After waiting for my fellow Alitalia flyers to get off the New York plane, we made our way for the rail station. Our goal was to take the train to the Roma Trastavere stop, and switch trains. We wanted to take the Viterbo: Porta Fiorentina train to Viterbo and get to the Baletti Palace Hotel. Now let me tell you what actually happened…
Katrina, Ariela, Milena, and I crossed the airport to get to Trenitalia, the country’s transit giant for all trains within the country. We had two Italians stop us and ask us to ride in their unmarked caravans to either the Roma Trastavere train station or all the way to Viterbo for 40 euros. We elected to take a train shuttle to the Roma Termini station.
On the way to the station, we passed the great Coliseum and other historic monuments in
Rome, which I plan to visit. Man, it was beautiful, incredible. Like nothing I’ve ever seen before. There’s so much to like about Rome! Just from driving through it, I noticed so much. In Rome, signs are posted to the trees, instead of metal poles. Gas is 1.62 euros. Imagine Rome as a cross between Florida or California (in that there are lots of trees that line the roads). Today it is 49 degrees and Sunny. No snow … yet.
At Rome Termini station, an Italian man helped us buy train tickets to Viterbo and when he was done he made sure to ask for his “Caffe,” which in Italy means coins ($$) for him to buy coffee. It was interesting because obviously we looked like tourists, so he cam up to me and asked, “Inglese o espanol.” Everything went sideways when he left us, though. First, I had a different ticket then my traveling mates, somehow, we were slated to leave from different destinations. It didn’t make sense to me or the group, so we asked the Polizia, other Italians, the Info desk which platform we were to take. After getting four different answers, we took the subway to the correct station on our ticket and hopped on Trenitalia there.

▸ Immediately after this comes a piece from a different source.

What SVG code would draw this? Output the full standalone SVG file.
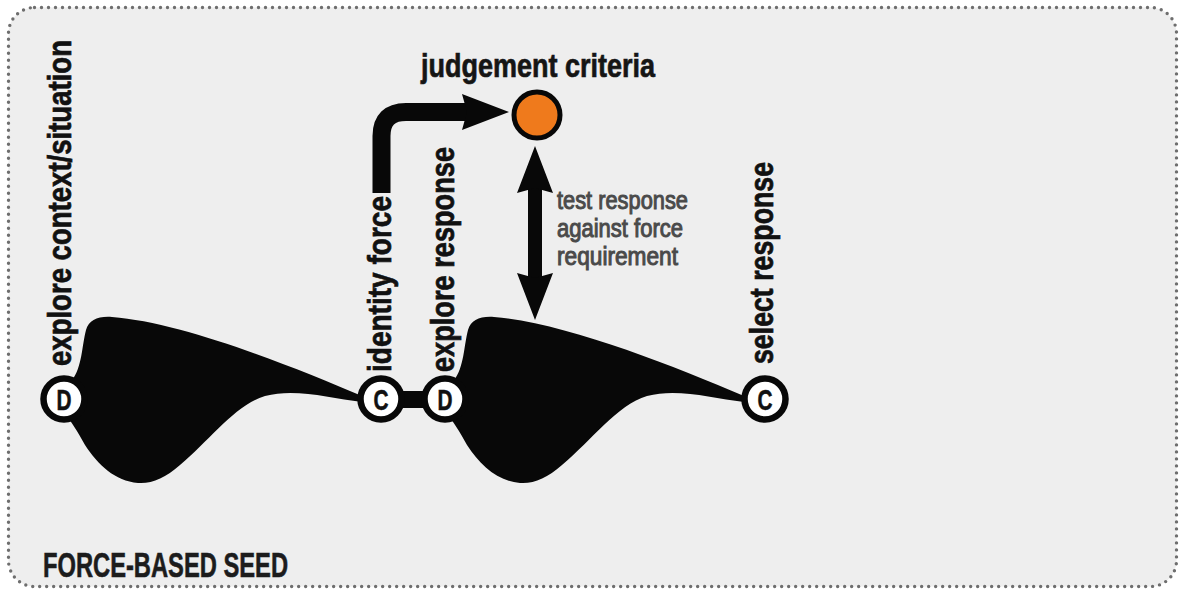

Our ride to Viterbo was about two and a half to three hours. I slept for a micro-fraction of the time, but when I had my eyes open,I saw beautiful green hills, sheep being herded together, architectural detail on buildings similar to Rome, graffiti, and more. The ride was amazing because it was basically Italian country — no tourists, no congestion. Nothing but the sun, the grass, and a few houses scattered in between. Once in Viterbo, we took a taxi to the Baletti Palace Hotel. Kind of a crazy first day in which I stupidly spent 30 euros. Oh well. Live and learn.
What a wild day I must say! Later this evening, I’ll be meeting up with the rest of the Viterbo spring 2013 USAC group for dinner at La Scaletta, a pizzeria inside the walls. Tomorrow I start orientation, which lasts until Saturday. Italian language classes start Thursday, though.
Throw down a challenge to yourself because you never know where it might take you. It took me from Amherst, Mass., U.S.A. to Rome, Italy.